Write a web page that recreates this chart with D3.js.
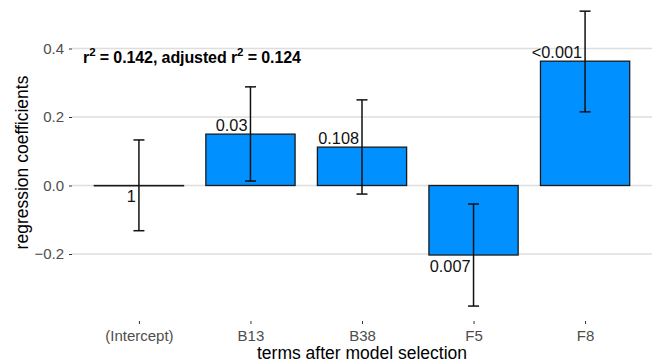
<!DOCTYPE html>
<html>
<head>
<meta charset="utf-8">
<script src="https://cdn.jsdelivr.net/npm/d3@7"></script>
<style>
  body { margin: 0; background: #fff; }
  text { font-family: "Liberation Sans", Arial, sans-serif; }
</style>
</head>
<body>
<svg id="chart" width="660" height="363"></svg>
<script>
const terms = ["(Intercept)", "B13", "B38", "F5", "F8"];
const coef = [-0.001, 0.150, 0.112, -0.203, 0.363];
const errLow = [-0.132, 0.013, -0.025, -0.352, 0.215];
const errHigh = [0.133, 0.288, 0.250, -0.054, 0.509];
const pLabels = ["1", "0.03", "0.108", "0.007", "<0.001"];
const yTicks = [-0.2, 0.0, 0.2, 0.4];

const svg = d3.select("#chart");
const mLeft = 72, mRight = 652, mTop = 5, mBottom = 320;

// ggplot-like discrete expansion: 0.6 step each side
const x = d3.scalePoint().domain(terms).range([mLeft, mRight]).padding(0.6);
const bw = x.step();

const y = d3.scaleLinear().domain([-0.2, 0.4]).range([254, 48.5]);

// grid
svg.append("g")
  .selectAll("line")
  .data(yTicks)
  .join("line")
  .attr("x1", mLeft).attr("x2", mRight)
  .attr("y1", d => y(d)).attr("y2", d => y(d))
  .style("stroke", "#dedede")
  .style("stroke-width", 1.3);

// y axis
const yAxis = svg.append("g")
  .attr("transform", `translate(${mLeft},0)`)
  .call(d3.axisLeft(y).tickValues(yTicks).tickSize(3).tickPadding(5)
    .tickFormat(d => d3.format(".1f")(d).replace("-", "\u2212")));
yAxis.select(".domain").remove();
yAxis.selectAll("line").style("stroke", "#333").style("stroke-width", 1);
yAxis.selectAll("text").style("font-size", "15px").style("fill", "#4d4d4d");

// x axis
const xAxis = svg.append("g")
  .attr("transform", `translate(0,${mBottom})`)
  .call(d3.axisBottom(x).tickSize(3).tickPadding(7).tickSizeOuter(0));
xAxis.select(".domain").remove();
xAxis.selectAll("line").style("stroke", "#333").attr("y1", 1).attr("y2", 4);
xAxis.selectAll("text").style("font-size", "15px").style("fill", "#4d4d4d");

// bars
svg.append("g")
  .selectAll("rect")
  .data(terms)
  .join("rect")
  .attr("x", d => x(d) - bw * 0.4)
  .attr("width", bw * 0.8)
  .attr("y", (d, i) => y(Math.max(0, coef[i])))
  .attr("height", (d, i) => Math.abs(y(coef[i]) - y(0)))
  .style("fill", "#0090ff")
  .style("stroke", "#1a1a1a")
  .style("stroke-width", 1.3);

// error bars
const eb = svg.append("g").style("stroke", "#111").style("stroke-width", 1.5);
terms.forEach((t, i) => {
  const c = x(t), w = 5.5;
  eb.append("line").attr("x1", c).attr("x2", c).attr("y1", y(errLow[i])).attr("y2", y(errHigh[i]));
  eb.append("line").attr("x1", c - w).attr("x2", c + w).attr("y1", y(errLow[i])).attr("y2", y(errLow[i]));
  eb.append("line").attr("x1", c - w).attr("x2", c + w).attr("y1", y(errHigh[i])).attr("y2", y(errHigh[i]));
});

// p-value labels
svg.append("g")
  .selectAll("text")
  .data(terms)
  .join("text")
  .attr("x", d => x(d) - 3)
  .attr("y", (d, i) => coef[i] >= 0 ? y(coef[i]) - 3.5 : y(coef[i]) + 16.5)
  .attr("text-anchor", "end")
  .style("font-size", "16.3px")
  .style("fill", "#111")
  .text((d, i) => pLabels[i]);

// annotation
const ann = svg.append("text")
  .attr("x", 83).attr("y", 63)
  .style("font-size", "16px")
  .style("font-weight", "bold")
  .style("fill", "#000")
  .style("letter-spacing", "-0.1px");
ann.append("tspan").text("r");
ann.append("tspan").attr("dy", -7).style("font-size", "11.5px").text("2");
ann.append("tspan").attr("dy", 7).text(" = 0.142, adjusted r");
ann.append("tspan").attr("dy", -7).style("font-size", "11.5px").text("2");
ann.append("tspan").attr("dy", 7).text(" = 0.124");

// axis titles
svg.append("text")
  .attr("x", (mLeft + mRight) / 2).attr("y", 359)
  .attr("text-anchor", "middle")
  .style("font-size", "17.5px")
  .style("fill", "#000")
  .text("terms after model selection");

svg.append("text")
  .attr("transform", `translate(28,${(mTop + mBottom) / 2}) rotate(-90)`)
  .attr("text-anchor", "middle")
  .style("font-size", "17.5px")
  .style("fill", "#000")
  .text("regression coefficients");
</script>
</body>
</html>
※
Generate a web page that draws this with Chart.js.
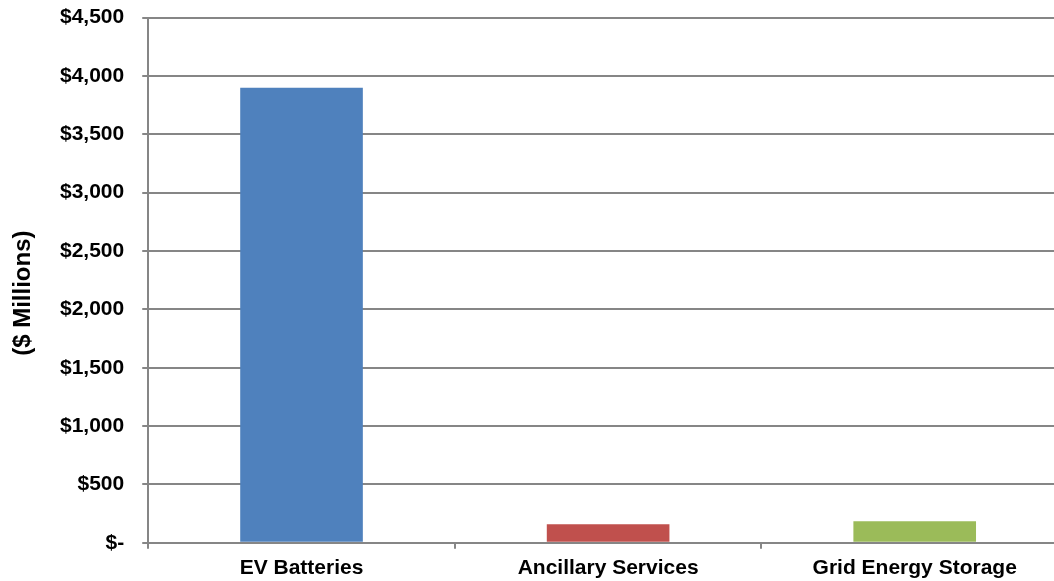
※
- GIVEN EXERCISE: Tell how many lines in the material above include the word "this", giving the number only.

- EXERCISE RESULT: 2